I hurt my back today moving computer equipment in the office there at TheCompanyIWorkFor. It was my fault, I knew the minute I bent over to lift I was using the back and not the legs, but it was too late to turn back. I'm sitting here with a hot pad on my back, and I plan to take some drugs later and sleep in the chair.

Tonight's acro? "So, How Did You Hurt Your Back?" Lifting a Volkswagen? Falling off a horse? (No, wait, that was Madonna.) Carrying your wallet around? Just tell us now, we're dying to know.

All the other rules are the same. Everyone gets three entries to come up with the best acronym they can, one that matches not only the topic above, but also the letters below. The letters are randomly drawn from the acrobasket. His back doesn't hurt, but he sprained his handle a few months ago. Then tomorrow night at 10:00 est I shall be reading the entries and naming the winners.

The topic? "So, How Did You Hurt Your Back?" The letters:

O Y M E N

Ick. Makes my back hurt just looking at that. Ice or heat, your choice, but acro!

Betland's Olympic Update:
* I now have two scenes done for my latest movie. I'm really excited, but it's slow going. Stay tuned, though.

Labels:

5 Comments:

Anonymous Kellie said...

Yeah! It's back - AND I remembered to check!!

Oboe Yodeling. Mom's Entertaining Night.
Over Yanking My Energetic Nephew.
Optimistic Yoga Means E Neck.

11:45 AM  
Anonymous Kellie said...

Make that:
Optimistic Yoga Means Extended Neck.

11:47 AM  
Blogger Marla Bronstein said...

I adore you Bet...thanks for the nod this week. I am so tired that my accent sounds like yours....you know, long vowels as if spoken in a yawn...but this acro was just screaming at me. Don't let me win out of pity, let me win because it is the best....

Overfilling Your Mom's Enima, Naturally

It's only funny because it's true....

5:20 PM  
Anonymous Anonymous said...

dff here. So, How Did You Hurt Your Back?" The letters:

O Y M E N

Outside yurt, manicuring elephants' nails.

Oriental yoga masseuse's enthusiastic needling.

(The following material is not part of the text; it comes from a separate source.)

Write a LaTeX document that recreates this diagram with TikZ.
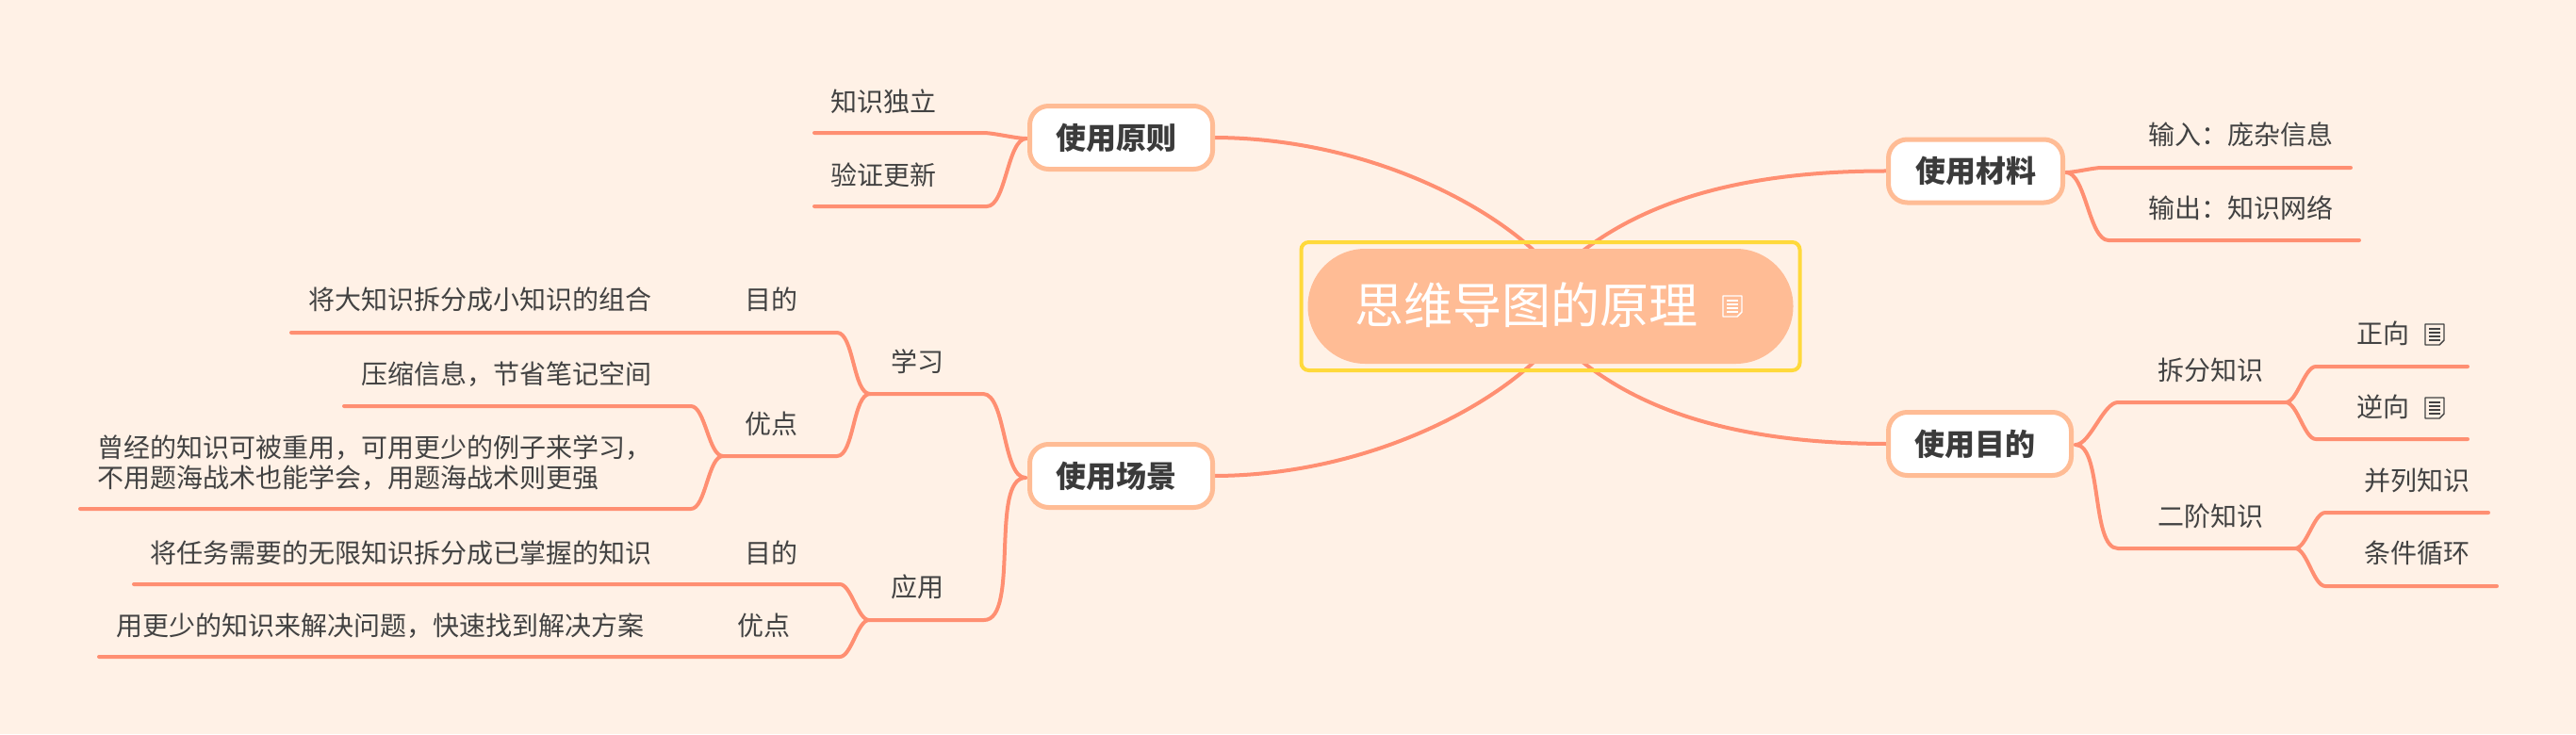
\documentclass[tikz,border=0pt]{standalone}
\usepackage{fontspec}
\setmainfont{Noto Sans CJK SC}
\usetikzlibrary{backgrounds}
\definecolor{bgc}{HTML}{FFF1E6}
\definecolor{branch}{HTML}{FF8F72}
\definecolor{pale}{HTML}{FFBC95}
\definecolor{hilite}{HTML}{FFD93B}
\definecolor{ink}{HTML}{424242}
\tikzset{
  x=1pt,y=-1pt,
  every node/.style={inner sep=0pt,outer sep=0pt},
  leaf/.style={font=\fontsize{28}{32}\selectfont,text=ink,text height=24pt,text depth=3pt},
  primary/.style={draw=pale,line width=5pt,fill=white,rounded corners=20pt,
    minimum height=67pt,font=\bfseries\fontsize{32}{36}\selectfont,text=ink!90!black,
    text height=27.5pt,text depth=3.5pt},
  rootpill/.style={fill=pale,rounded corners=60.9pt,minimum width=515pt,minimum height=122pt},
  roottext/.style={font=\fontsize{52}{60}\selectfont,text=white,text height=44.5pt,text depth=5.5pt},
  focus/.style={draw=hilite,line width=4pt,rounded corners=8pt,minimum width=529pt,minimum height=136pt},
  link/.style={draw=branch,line width=4pt,line cap=round,line join=round},
  sshape/.style={out=#1,in=#1+180,looseness=.62},
  sshape/.default=0,
  noteicon/.pic={
    \draw[line width=1.4pt,line join=round] (-10,-11) -- (10,-11) -- (10,6) -- (5,11) -- (-10,11) -- cycle;
    \draw[line width=1.4pt] (-6,-6) -- (6,-6) (-6,-2) -- (6,-2) (-6,2) -- (6,2) (-6,6) -- (6,6);
  }
}
\begin{document}
\begin{tikzpicture}
\useasboundingbox (0,0) rectangle (2733,779);
% nodes
\node[rootpill] (root) at (1645,325) {};
\node[roottext] (roottxt) at (1619,324) {思维导图的原理};
\pic[white] at (1838,325) {noteicon};
\node[focus] (rootfocus) at (1645,325) {};
\coordinate (rootul) at (1646,285);
\coordinate (rootll) at (1646,365);
\coordinate (rootur) at (1657,285);
\coordinate (rootlr) at (1657,365);

\node[primary,minimum width=194pt] (yl) at (1189.5,146) {使用原则\hspace*{10pt}};
\node[primary,minimum width=194pt] (cj) at (1189.5,505) {使用场景\hspace*{10pt}};
\node[primary,minimum width=185pt] (cl) at (2096,181.5) {使用材料};
\node[primary,minimum width=194pt] (md) at (2100.5,471) {使用目的\hspace*{10pt}};

% right upper
\node[leaf] (cl1) at (2377,143) {输入：庞杂信息};
\node[leaf] (cl2) at (2377,221) {输出：知识网络};
\coordinate (cla) at (2192,183);
\coordinate (cl1c) at (2230,178);\coordinate (cl1e) at (2494,178);
\coordinate (cl2c) at (2237,255);\coordinate (cl2e) at (2503,255);

% right lower
\node[leaf] (cf) at (2345.5,393) {拆分知识};
\node[leaf] (ej) at (2345.5,548) {二阶知识};
\node[leaf] (zx) at (2528.5,354) {正向};
\pic[ink] at (2583,355) {noteicon};
\node[leaf] (nx) at (2528.5,432) {逆向};
\pic[ink] at (2583,433) {noteicon};
\node[leaf] (bl) at (2564.5,510) {并列知识};
\node[leaf] (tj) at (2564.5,587) {条件循环};
\coordinate (mda) at (2202,472);
\coordinate (cfc) at (2247,427);\coordinate (cfe) at (2425,427);
\coordinate (ejc) at (2247,582);\coordinate (eje) at (2435,582);
\coordinate (zxc) at (2457,389);\coordinate (zxe) at (2618,389);
\coordinate (nxc) at (2457,466);\coordinate (nxe) at (2618,466);
\coordinate (blc) at (2467,544);\coordinate (ble) at (2640,544);
\coordinate (tjc) at (2467,622);\coordinate (tje) at (2649,622);

% left upper
\node[leaf] (zs) at (937,108) {知识独立};
\node[leaf] (yz) at (937,186) {验证更新};
\coordinate (yla) at (1089,147);
\coordinate (zsc) at (1043,141);\coordinate (zse) at (864,141);
\coordinate (yzc) at (1047,219);\coordinate (yze) at (864,219);

% left lower
\node[leaf] (xx) at (973,384) {学习};
\node[leaf] (yy) at (973.5,623) {应用};
\node[leaf] (m1) at (818.5,318) {目的};
\node[leaf] (y1) at (818.5,450) {优点};
\node[leaf] (m2) at (818.5,587) {目的};
\node[leaf] (y2) at (810,664) {优点};
\node[leaf] (t1) at (509,318) {将大知识拆分成小知识的组合};
\node[leaf] (t2) at (537,397) {压缩信息，节省笔记空间};
\node[leaf,align=left,anchor=west] (t3) at (103,507) {曾经的知识可被重用，可用更少的例子来学习，\\不用题海战术也能学会，用题海战术则更强};
\node[leaf] (t4) at (425,587) {将任务需要的无限知识拆分成已掌握的知识};
\node[leaf] (t5) at (403,664) {用更少的知识来解决问题，快速找到解决方案};
\coordinate (cja) at (1088,507);
\coordinate (xxc) at (1043,418);\coordinate (xxa) at (923,418);
\coordinate (yyc) at (1044,658);\coordinate (yya) at (922,658);
\coordinate (m1c) at (888,353);\coordinate (m1e) at (309,353);
\coordinate (y1c) at (888,484);\coordinate (y1a) at (767,484);
\coordinate (t2c) at (733,431);\coordinate (t2e) at (365,431);
\coordinate (t3c) at (733,540);\coordinate (t3e) at (85,540);
\coordinate (m2c) at (891,620);\coordinate (m2e) at (142,620);
\coordinate (y2c) at (891,697);\coordinate (y2e) at (105,697);

\begin{scope}[on background layer]
\fill[bgc] (0,0) rectangle (2733,779);
% root links
\draw[link] (yl.east) .. controls (1450,146) and (1590,220) .. (rootul);
\draw[link] (cj.east) .. controls (1450,505) and (1590,430) .. (rootll);
\draw[link] (cl.west) .. controls (1830,181) and (1725,222) .. (rootur);
\draw[link] (md.west) .. controls (1830,471) and (1725,430) .. (rootlr);
% children
\draw[link] (cla) to[sshape=0] (cl1c) -- (cl1e);
\draw[link] (cla) to[sshape=0] (cl2c) -- (cl2e);
\draw[link] (mda) to[sshape=0] (cfc) -- (cfe);
\draw[link] (mda) to[sshape=0] (ejc) -- (eje);
\draw[link] (cfe) to[sshape=0] (zxc) -- (zxe);
\draw[link] (cfe) to[sshape=0] (nxc) -- (nxe);
\draw[link] (eje) to[sshape=0] (blc) -- (ble);
\draw[link] (eje) to[sshape=0] (tjc) -- (tje);
\draw[link] (yla) to[sshape=180] (zsc) -- (zse);
\draw[link] (yla) to[sshape=180] (yzc) -- (yze);
\draw[link] (cja) to[sshape=180] (xxc) -- (xxa);
\draw[link] (cja) to[sshape=180] (yyc) -- (yya);
\draw[link] (xxa) to[sshape=180] (m1c) -- (m1e);
\draw[link] (xxa) to[sshape=180] (y1c) -- (y1a);
\draw[link] (y1a) to[sshape=180] (t2c) -- (t2e);
\draw[link] (y1a) to[sshape=180] (t3c) -- (t3e);
\draw[link] (yya) to[sshape=180] (m2c) -- (m2e);
\draw[link] (yya) to[sshape=180] (y2c) -- (y2e);
\end{scope}
\end{tikzpicture}
\end{document}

On Yvette's mattress, enjoying nubility.

6:47 PM  
Anonymous bettie said...

Hi--I am just commenting on this post because it mentioned something about loving letters. I think your reviews are very funny, the ones about "ETHS"--you are a good writer. However, in the one about Robert Downey, Jr., you said he got the "Chaplain" role. It's actually "Chaplin," as in Charlie Chaplin. A "chaplain" is like a minister. I am not trying to be pedantic, but c'mon, you gotta show Charlie Chaplin some respect.